The more she suffered, the more vivid and raw the work: 1932’s Henry Ford Hospital was inspired by her three miscarriages. Her constant pain was no longer just physical, it was now compounded by the agony of child loss and the humiliation of Rivera’s repeated infidelities. He even slept with her sister, Cristina, and Kahlo responded with her own affairs. Julien Levy, in whose gallery the New York show was held, became one of her lovers.

Whether Self-Portrait Dedicated to Leon Trotsky, on show at the Levy Gallery, was born from romance or revenge on Rivera remains a tantalising mystery. Gone is Kahlo’s familiar imagery of physical hardship and distorted bodies; instead, she looks defiantly out from the canvas, graceful, strong, beautiful.

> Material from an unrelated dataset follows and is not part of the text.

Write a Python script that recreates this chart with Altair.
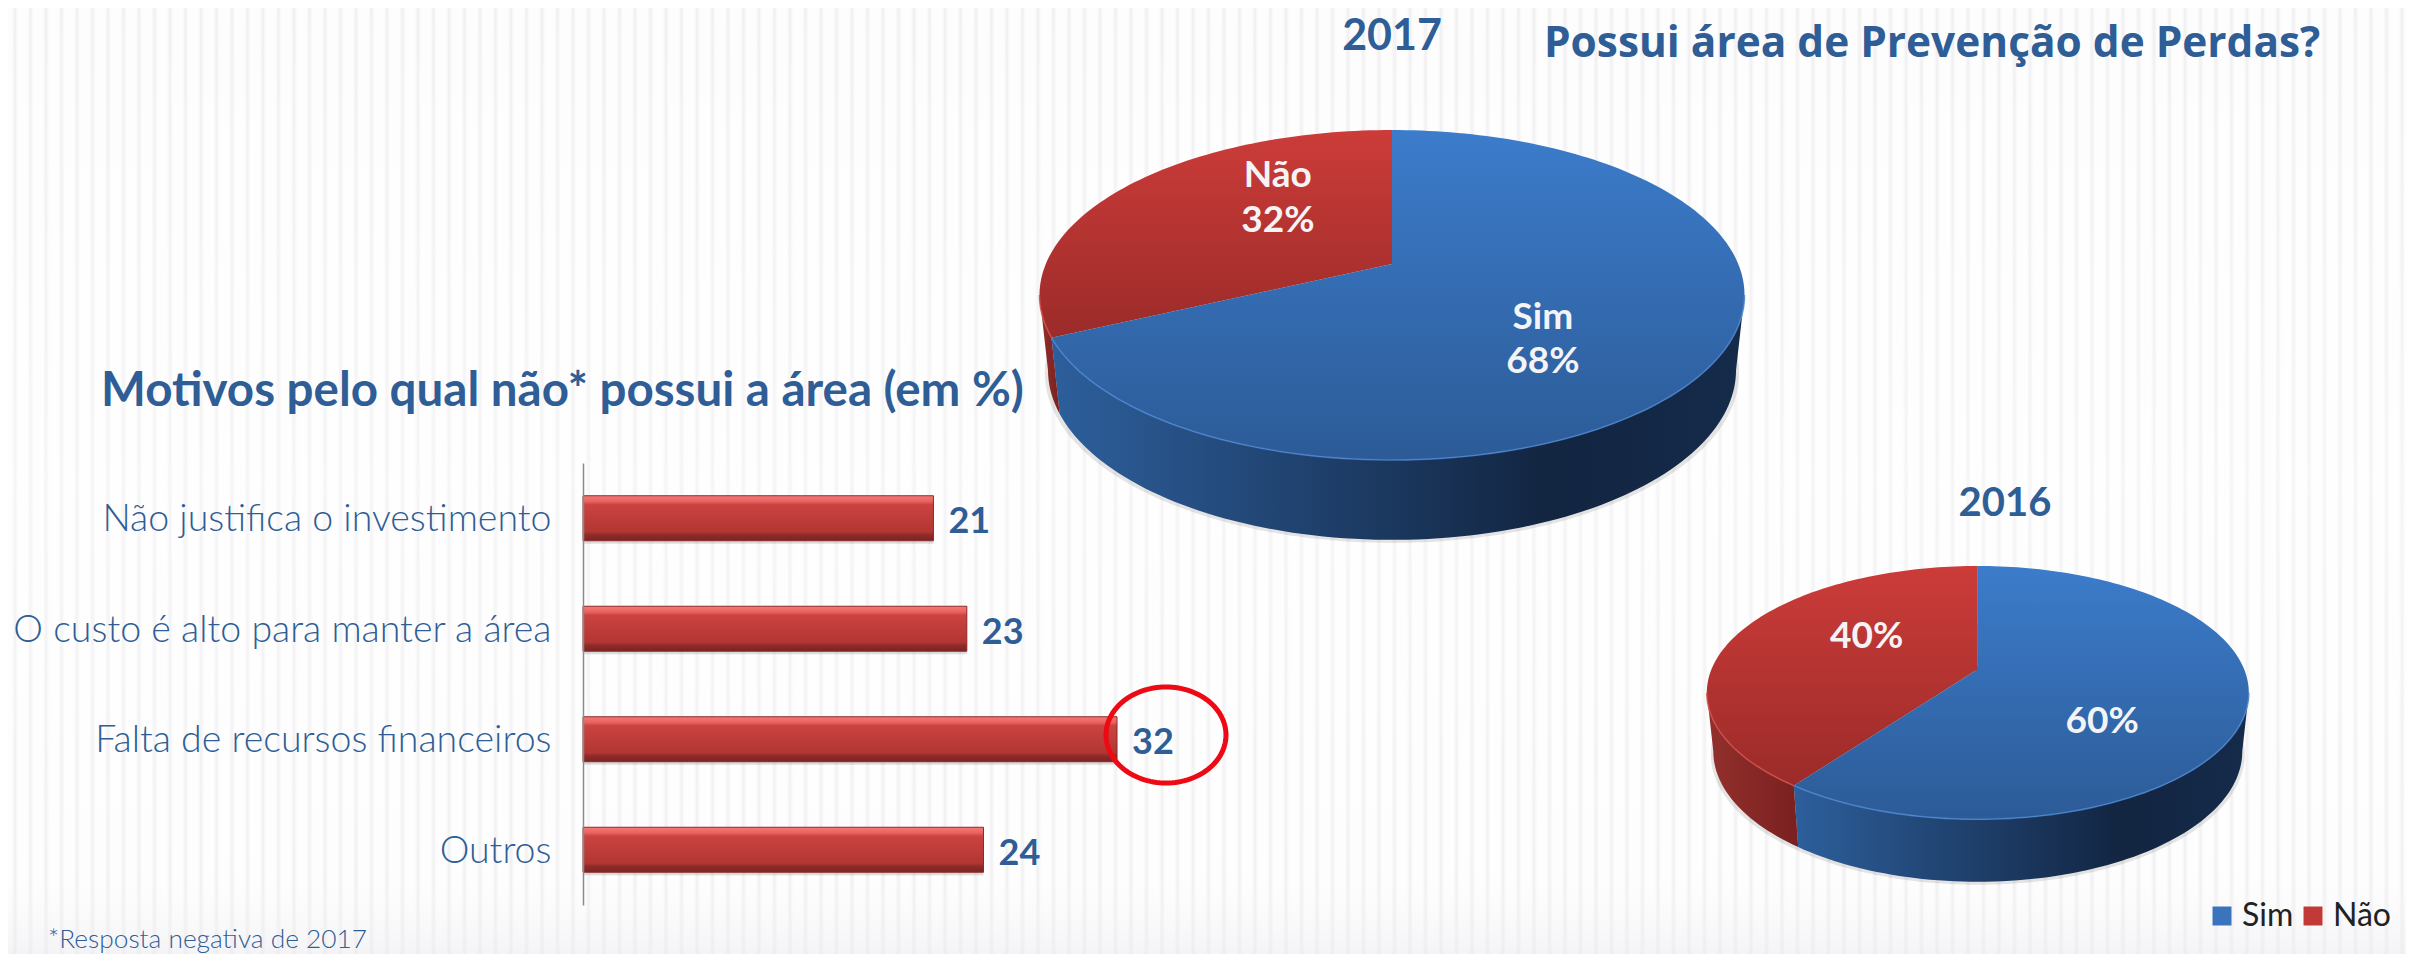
import math
import altair as alt
import pandas as pd

# ---------- values ----------
REASONS = ["Não justifica o investimento", "O custo é alto para manter a área",
           "Falta de recursos financeiros", "Outros"]
REASON_VALUES = [21, 23, 32, 24]
SHARE_2017 = {"Sim": 68, "Não": 32}
SHARE_2016 = {"Sim": 60, "Não": 40}
LEGEND_NAMES = ["Sim", "Não"]

W, H = 2398, 946
OX, OY = 8, 8
FONT = "Lato"
NAVY = "#2F5D95"


def grad(stops, x1=0, y1=0, x2=0, y2=1):
    return alt.LinearGradient(gradient="linear", x1=x1, y1=y1, x2=x2, y2=y2,
                              stops=[alt.GradientStop(offset=o, color=c) for o, c in stops])


# ---------- faint background stripes ----------
period = 15.5
stops = []
n = int(W / period) + 1
for i in range(n):
    a = (4 + i * period) / W
    b = (6.5 + i * period) / W
    c = (7.5 + i * period) / W
    d = (10 + i * period) / W
    if d >= 1:
        break
    stops += [(a, "#FDFDFE"), (b, "#EEEEF1"), (c, "#EEEEF1"), (d, "#FDFDFE")]
bg = alt.Chart(pd.DataFrame({"a": [0]})).mark_rect(fill=grad(stops, x2=1, y2=0)).encode(
    x=alt.value(0), x2=alt.value(W), y=alt.value(0), y2=alt.value(H))
bg_fade = alt.Chart(pd.DataFrame({"a": [0]})).mark_rect(
    fill=grad([(0, "rgba(255,255,255,0.2)"), (0.5, "rgba(255,255,255,0.45)"),
               (0.92, "rgba(255,255,255,0.25)"), (1, "rgba(238,238,241,0.6)")])).encode(
    x=alt.value(0), x2=alt.value(W), y=alt.value(0), y2=alt.value(H))


# ---------- tilted pies: wedges follow the shares, seen through a perspective ----------
def plane(t, k):
    u, v = math.sin(t), math.cos(t)
    return u / (1 + k * v), v / (1 + k * v)


def arc_points(f0, f1, k, step=0.004):
    count = max(2, int(abs(f1 - f0) / step) + 1)
    return [plane(2 * math.pi * (f0 + (f1 - f0) * j / (count - 1)), k) for j in range(count)]


def pie_layers(shares, cx, cy, a_up, a_down, half_w, depth):
    k = (a_down / a_up - 1) / (a_down / a_up + 1)
    A = a_up * (1 + k)
    B = half_w * math.sqrt(1 - k * k)
    xs = alt.Scale(domain=[-1, 1], range=[cx - B - OX, cx + B - OX], nice=False, zero=False)
    ys = alt.Scale(domain=[-1, 1], range=[cy + A - OY, cy - A - OY], nice=False, zero=False)
    f_sim = shares["Sim"] / 100
    # angular position of the widest points of the projected rim
    f_right = (math.pi - math.asin(math.sqrt(1 - k * k))) / (2 * math.pi)
    f_left = 1 - f_right

    def poly(points, fill, opacity=1):
        df = pd.DataFrame(points, columns=["x", "y"])
        df["i"] = range(len(df))
        mark = alt.Chart(df).mark_line(fill=fill, stroke="transparent", strokeWidth=0,
                                       opacity=opacity, interpolate="linear-closed")
        return mark.encode(x=alt.X("x:Q", scale=xs, axis=None),
                           y=alt.Y("y:Q", scale=ys, axis=None),
                           order=alt.Order("i:Q"))

    def rim(points, color, width):
        df = pd.DataFrame(points, columns=["x", "y"])
        df["i"] = range(len(df))
        return alt.Chart(df).mark_line(color=color, strokeWidth=width, opacity=0.8).encode(
            x=alt.X("x:Q", scale=xs, axis=None),
            y=alt.Y("y:Q", scale=ys, axis=None),
            order=alt.Order("i:Q"))

    drop = depth / A

    def wall(f0, f1, fill):
        front = arc_points(f0, f1, k)
        back = [(x * 0.976, y * 1.03 - drop) for x, y in reversed(front)]
        return poly(front + back, fill)

    wall_sim = grad([(0, "#2D5F9C"), (0.72, "#122541"), (1, "#152B4A")], x2=1, y2=0)
    wall_nao = grad([(0, "#93302C"), (1, "#7A2020")], x2=1, y2=0)
    top_sim = grad([(0, "#3C7CCB"), (1, "#2C5B97")])
    top_nao = grad([(0, "#CC3C39"), (1, "#9B2B29")])

    wedge_sim = [(0.0, 0.0)] + arc_points(0, f_sim, k)
    wedge_nao = [(0.0, 0.0)] + arc_points(f_sim, 1, k)
    shadow_ring = [(x * 0.985, y * 1.03 - drop - 3 / A) for x, y in arc_points(0, 1, k)]

    return {
        "shadow": [poly(shadow_ring, "#000000", 0.1)],
        "walls": [wall(f_right, f_sim, wall_sim), wall(f_sim, f_left, wall_nao)],
        "tops": [poly(wedge_nao, top_nao), poly(wedge_sim, top_sim),
                 rim(arc_points(f_right, f_sim, k), "#4C87D2", 1.6),
                 rim(arc_points(f_sim, f_left, k), "#D4504C", 1.6)],
        "xs": xs, "ys": ys, "k": k, "f_sim": f_sim,
    }


P17 = pie_layers(SHARE_2017, 1392, 264, 134, 196, 352.5, 74)
P16 = pie_layers(SHARE_2016, 1977.8, 669.3, 103.3, 150, 271, 58)


def pie_label(pie, frac_mid, text, dx, dy, size=37):
    # anchor half-way along the radius of the wedge
    u, v = math.sin(2 * math.pi * frac_mid) * 0.5, math.cos(2 * math.pi * frac_mid) * 0.5
    d = 1 + pie["k"] * v
    df = pd.DataFrame({"x": [u / d], "y": [v / d], "t": [text]})
    return alt.Chart(df).mark_text(color="#F4F4F6", fontWeight="bold", font=FONT, fontSize=size,
                                   dx=dx, dy=dy, align="center", baseline="middle").encode(
        x=alt.X("x:Q", scale=pie["xs"], axis=None),
        y=alt.Y("y:Q", scale=pie["ys"], axis=None),
        text="t:N")


f17 = P17["f_sim"]
f16 = P16["f_sim"]
labels = [
    pie_label(P17, f17 / 2, "Sim", -3, 9),
    pie_label(P17, f17 / 2, f"{SHARE_2017['Sim']}%", -3, 53),
    pie_label(P17, (1 + f17) / 2, "Não", 25, -47),
    pie_label(P17, (1 + f17) / 2, f"{SHARE_2017['Não']}%", 25, -2),
    pie_label(P16, f16 / 2, f"{SHARE_2016['Sim']}%", -6, 33),
    pie_label(P16, (1 + f16) / 2, f"{SHARE_2016['Não']}%", 12, -14),
]

# ---------- bars ----------
bar_df = pd.DataFrame({"reason": REASONS, "value": REASON_VALUES})
x_bar = alt.Scale(domain=[0, 32], range=[583 - OX, 1117 - OX], nice=False)
y_bar = alt.Scale(domain=REASONS, range=[463 - OY, 905 - OY], paddingInner=0.593, paddingOuter=0.2965)
bar_grad = grad([(0, "#F47A78"), (0.13, "#E9615E"), (0.2, "#CB4340"), (0.8, "#B23633"),
                 (0.87, "#8E2B29"), (1, "#7A2422")])

shadow = alt.Chart(bar_df).mark_bar(color="#000000", opacity=0.13, yOffset=3).encode(
    x=alt.X("value:Q", scale=x_bar, axis=None),
    y=alt.Y("reason:N", scale=y_bar, axis=None, sort=REASONS))
bars = alt.Chart(bar_df).mark_bar(fill=bar_grad, stroke="#8C2A28", strokeWidth=1).encode(
    x=alt.X("value:Q", scale=x_bar, axis=None),
    y=alt.Y("reason:N", scale=y_bar, sort=REASONS,
            axis=alt.Axis(title=None, offset=-(583 - OX), orient="left", ticks=False, zindex=1,
                          domainColor="#8A8A8A", domainWidth=1.5, labelColor=NAVY,
                          labelFont=FONT, labelFontSize=37.5, labelFontWeight=300, labelOffset=2,
                          labelPadding=32, labelLimit=700, grid=False)))
bar_text = alt.Chart(bar_df).mark_text(color=NAVY, fontWeight="bold", font=FONT, fontSize=36,
                                       align="left", baseline="middle", dx=15, dy=4).encode(
    x=alt.X("value:Q", scale=x_bar, axis=None),
    y=alt.Y("reason:N", scale=y_bar, axis=None, sort=REASONS),
    text="value:Q")

# ---------- ring around the highlighted value ----------
ring_pts = [(math.cos(2 * math.pi * j / 120), math.sin(2 * math.pi * j / 120)) for j in range(121)]
ring_df = pd.DataFrame(ring_pts, columns=["x", "y"])
ring_df["i"] = range(len(ring_df))
ring = alt.Chart(ring_df).mark_line(color="#EE0A14", strokeWidth=5).encode(
    x=alt.X("x:Q", scale=alt.Scale(domain=[-1, 1], range=[1106 - OX, 1226 - OX], nice=False), axis=None),
    y=alt.Y("y:Q", scale=alt.Scale(domain=[-1, 1], range=[783 - OY, 687 - OY], nice=False), axis=None),
    order=alt.Order("i:Q"))

# ---------- legend ----------
legend_df = pd.DataFrame({"name": LEGEND_NAMES, "x": [0, 0], "y": [0, 0]})
legend_seed = alt.Chart(legend_df).mark_square(size=20, opacity=1).encode(
    x=alt.X("x:Q", scale=P16["xs"], axis=None),
    y=alt.Y("y:Q", scale=P16["ys"], axis=None),
    color=alt.Color("name:N",
                    scale=alt.Scale(domain=LEGEND_NAMES, range=["#3A74BC", "#C13A38"]),
                    legend=alt.Legend(orient="none", legendX=2206 - OX, legendY=900 - OY,
                                      direction="horizontal", title=None, symbolType="square",
                                      symbolSize=360, symbolStrokeWidth=0, labelFontSize=32,
                                      labelFont=FONT, labelColor="#222222", columnPadding=3,
                                      labelOffset=4)))


# ---------- titles ----------
def free_text(txt, x, y, size, color=NAVY, weight="bold", align="center", font=FONT):
    return alt.Chart(pd.DataFrame({"t": [txt]})).mark_text(
        color=color, fontWeight=weight, fontSize=size, align=align, baseline="middle", font=font,
    ).encode(x=alt.value(x - OX), y=alt.value(y - OY), text="t:N")


titles = [
    free_text("2017", 1392, 37, 43),
    free_text("Possui área de Prevenção de Perdas?", 1544, 44, 42.4, align="left", font="Open Sans"),
    free_text("Motivos pelo qual não* possui a área (em %)", 101, 392, 47.5, align="left"),
    free_text("2016", 2005, 504, 40),
    free_text("*Resposta negativa de 2017", 48, 940, 26.3, weight=300, align="left"),
]

chart = alt.layer(
    bg, bg_fade,
    shadow, bars, bar_text,
    *P17["shadow"], *P17["walls"], *P17["tops"],
    *P16["shadow"], *P16["walls"], legend_seed, *P16["tops"],
    *labels, ring, *titles,
).resolve_scale(x="independent", y="independent").properties(
    width=W, height=H,
    autosize=alt.AutoSizeParams(type="none"),
    padding=0,
    background="white",
).configure_view(stroke=None)

chart.save("out.html", embed_options={"renderer": "svg", "actions": False})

Her figure is full-length, while many of her self-portraits concentrate on her face. In her hand, she holds a letter of dedication to the exiled communist. When Kahlo returned to Mexico, Rivera filed for divorce and Kahlo moved into La Casa Azul. They reunited, but the affairs continued, as did Kahlo’s health problems.

When photographer Lola Álvarez Bravo learned that Kahlo did not have long to live, she arranged for the first-ever Kahlo solo exhibition in Mexico in 1953. It had been assumed Kahlo would not be well enough to attend the opening, but she shocked everyone by arriving in an ambulance and being carried to a bed that had been moved from her home to the gallery. 

She stayed in it for the duration of the party. Time described “a frail, dark-eyed woman lying in a great four-poster bed… friends and critics turned out to sing, sip and applaud her paintings.”